# 457 Savings Calculator

A 457 can be one of your best tools for creating a secure retirement. It provides you with two important advantages. First, all contributions and earnings to your 457 are tax-deferred. You only pay taxes on contributions and earnings when the money is withdrawn. Second, many employers provide matching contributions to your 457 account which can range from 0% to 100% of your contributions. The combined result is a retirement savings plan you can not afford to pass up.

## 457 Savings Calculator Definitions

Annual salary
This is your annual salary from your employer before taxes and other benefit deductions. Since your contribution and company match are based on the salary paid to you by your employer, do not include any income you may receive from sources other than your employer.
Percent to contribute
This is the percentage of your annual salary you contribute to your 457 plan each year. This calculator limits your contribution to 50% of your salary.
Annual contribution limits
Your total contribution for one year is based on your annual salary times the percent you contribute. However, your annual contribution is also subject to certain maximum total contributions per year. The annual maximum for 2020 is \$19,500. If you are age 50 or over, a 'catch-up' provision allows you to contribute an additional \$6,500 into your 457 account. It is also important to note that employer contributions do not affect an employee's maximum annual contribution limit.

Current age
Age at retirement
Age you wish to retire. This calculator assumes that the year you retire you do not make any contributions to your 457. So if you retire at age 65, your last contribution occurs when you are actually 64.
Current 457 balance
The starting balance or current amount you have invested or saved in your 457.
Annual rate of return
The annual rate of return for your 457 account. This calculator assumes that your return is compounded annually and your deposits are made monthly. The actual rate of return is largely dependent on the types of investments you select. The Standard & Poor's 500® (S&P 500®) for the 10 years ending December 31st 2019, had an annual compounded rate of return of 13.2%, including reinvestment of dividends. From January 1, 1970 to December 31st 2019, the average annual compounded rate of return for the S&P 500®, including reinvestment of dividends, was approximately 10.7% (source: www.standardandpoors.com). Since 1970, the highest 12-month return was 61% (June 1982 through June 1983). The lowest 12-month return was -43% (March 2008 to March 2009). Savings accounts at a financial institution may pay as little as 0.25% or less but carry significantly lower risk of loss of principal balances.
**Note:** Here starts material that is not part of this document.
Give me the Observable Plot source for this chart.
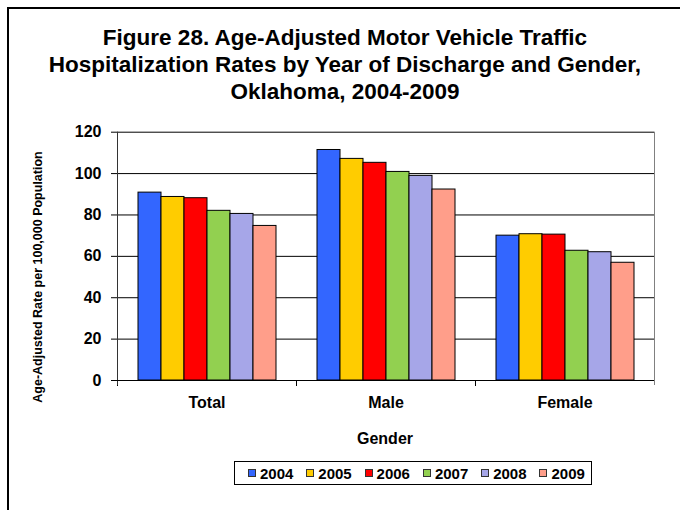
<!DOCTYPE html>
<html>
<head>
<meta charset="utf-8">
<script src="https://cdn.jsdelivr.net/npm/d3@7"></script>
<script src="https://cdn.jsdelivr.net/npm/@observablehq/plot@0.6"></script>
<style>
  html, body { margin: 0; padding: 0; background: #fff; overflow: hidden; }
  body { font-family: "Liberation Sans", Arial, sans-serif; color: #000; }
  #wrap { position: relative; width: 680px; height: 510px; overflow: hidden; background: #fff; }
  #border { position: absolute; left: 7px; top: 7px; width: 673px; height: 503px;
            border-left: 2px solid #000; border-top: 2px solid #000; box-sizing: border-box; }
  #title { position: absolute; left: 8px; width: 674px; top: 24px; text-align: center;
           font-weight: bold; font-size: 22.5px; line-height: 27px; }
  #chart { position: absolute; left: 0; top: 110px; }
  #ytitle { position: absolute; left: 38px; top: 277px; white-space: nowrap;
            transform: translate(-50%, -50%) rotate(-90deg); font-weight: bold; font-size: 12.5px; line-height: 14px; }
  #xtitle { position: absolute; left: 385px; top: 431px; transform: translateX(-50%);
            font-weight: bold; font-size: 16px; line-height: 16px; white-space: nowrap; }
  #legend { position: absolute; left: 234px; top: 461px; width: 358px; height: 24px; border: 1px solid #000;
            display: flex; align-items: center; padding-left: 13px; box-sizing: border-box; }
  .item { display: flex; align-items: center; width: 58.3px; flex: none; }
  .sw { width: 6px; height: 6px; border: 1px solid #333; margin-right: 4px; flex: none; }
  .lab { font-weight: bold; font-size: 15px; line-height: 15px; }
</style>
</head>
<body>
<div id="wrap">
  <div id="border"></div>
  <div id="title">Figure 28. Age-Adjusted Motor Vehicle Traffic<br>Hospitalization Rates by Year of Discharge and Gender,<br>Oklahoma, 2004-2009</div>
  <div id="chart"></div>
  <div id="ytitle">Age-Adjusted Rate per 100,000 Population</div>
  <div id="xtitle">Gender</div>
  <div id="legend"></div>
</div>
<script>
const genders = ["Total", "Male", "Female"];
const years = ["2004", "2005", "2006", "2007", "2008", "2009"];
const totalRates = [90.8, 88.7, 88.1, 82.0, 80.5, 74.7];
const maleRates = [111.4, 107.1, 105.2, 100.8, 98.9, 92.3];
const femaleRates = [70.0, 70.7, 70.5, 62.7, 62.0, 56.9];
const yearColors = ["#3366FF", "#FFCC00", "#FF0000", "#92D050", "#A6A6E8", "#FF9E8A"];
const yTicks = [0, 20, 40, 60, 80, 100, 120];

const series = [totalRates, maleRates, femaleRates];
const data = genders.flatMap((g, gi) => years.map((yr, yi) => ({gender: g, year: yr, value: series[gi][yi]})));

const W = 680, H = 310, mT = 21.7, mB = 40, mL = 116, mR = 26;
const plotH = H - mT - mB;

const chart = Plot.plot({
  width: W, height: H, marginTop: mT, marginBottom: mB, marginLeft: mL, marginRight: mR,
  style: {fontFamily: '"Liberation Sans", Arial, sans-serif', background: "transparent", color: "#000", overflow: "visible"},
  fx: {domain: genders, padding: 0, label: null},
  x: {domain: years, paddingInner: 0, paddingOuter: 0.75, axis: null},
  y: {domain: [0, 120], label: null},
  color: {domain: years, range: yearColors},
  marks: [
    Plot.ruleY(yTicks.slice(1), {stroke: "#000", strokeWidth: 1}),
    Plot.barY(data, {fx: "gender", x: "year", y: "value", fill: "year", stroke: "#000", strokeWidth: 1}),
    Plot.frame({facet: "super", anchor: "right", stroke: "#808080", insetBottom: -4}),
    Plot.frame({anchor: "left", stroke: "#000", insetTop: plotH, insetBottom: -5}),
    Plot.frame({facet: "super", anchor: "left", stroke: "#333", insetBottom: -4}),
    Plot.ruleY([0], {stroke: "#000", strokeWidth: 1.2}),
    Plot.axisY({ticks: yTicks, tickSize: 6, tickPadding: 10, fontSize: 16, fontWeight: "bold", label: null}),
    Plot.axisFx({anchor: "bottom", tickSize: 0, tickPadding: 16, fontSize: 16, fontWeight: "bold", label: null})
  ]
});
document.getElementById("chart").appendChild(chart);

const legend = document.getElementById("legend");
years.forEach((yr, i) => {
  const it = document.createElement("div");
  it.className = "item";
  const sw = document.createElement("div");
  sw.className = "sw";
  sw.style.background = yearColors[i];
  const lab = document.createElement("span");
  lab.className = "lab";
  lab.textContent = yr;
  it.appendChild(sw);
  it.appendChild(lab);
  legend.appendChild(it);
});
</script>
</body>
</html>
It is important to remember that these scenarios are hypothetical and that future rates of return can't be predicted with certainty and that investments that pay higher rates of return are generally subject to higher risk and volatility. The actual rate of return on investments can vary widely over time, especially for long-term investments. This includes the potential loss of principal on your investment. It is not possible to invest directly in an index and the compounded rate of return noted above does not reflect sales charges and other fees that investment funds and/or investment companies may charge.

Employer match
An employer match is in addition to your annual contributions. It is based on a percentage of your annual contributions. This range can be anywhere from 0% to 100%.

For example, let's assume the employer matches 50% of the employee's contributions up to 6% of their salary. The employee earns \$100,000 per year and contributes 10%. The results would be:

• \$10,000 from the employee
• \$3,000 from the employer (which is 50% of \$6,000 or 6% of the annual salary)
• Total: \$13,000

Please read the definition for 'Employer maximum' for a detailed description of maximum employer matching contributions. It is important to note employer contributions do not affect the maximum annual deferral allowed to an employee. (The employee contribution plus any employer match cannot exceed the maximum allowed deferral.)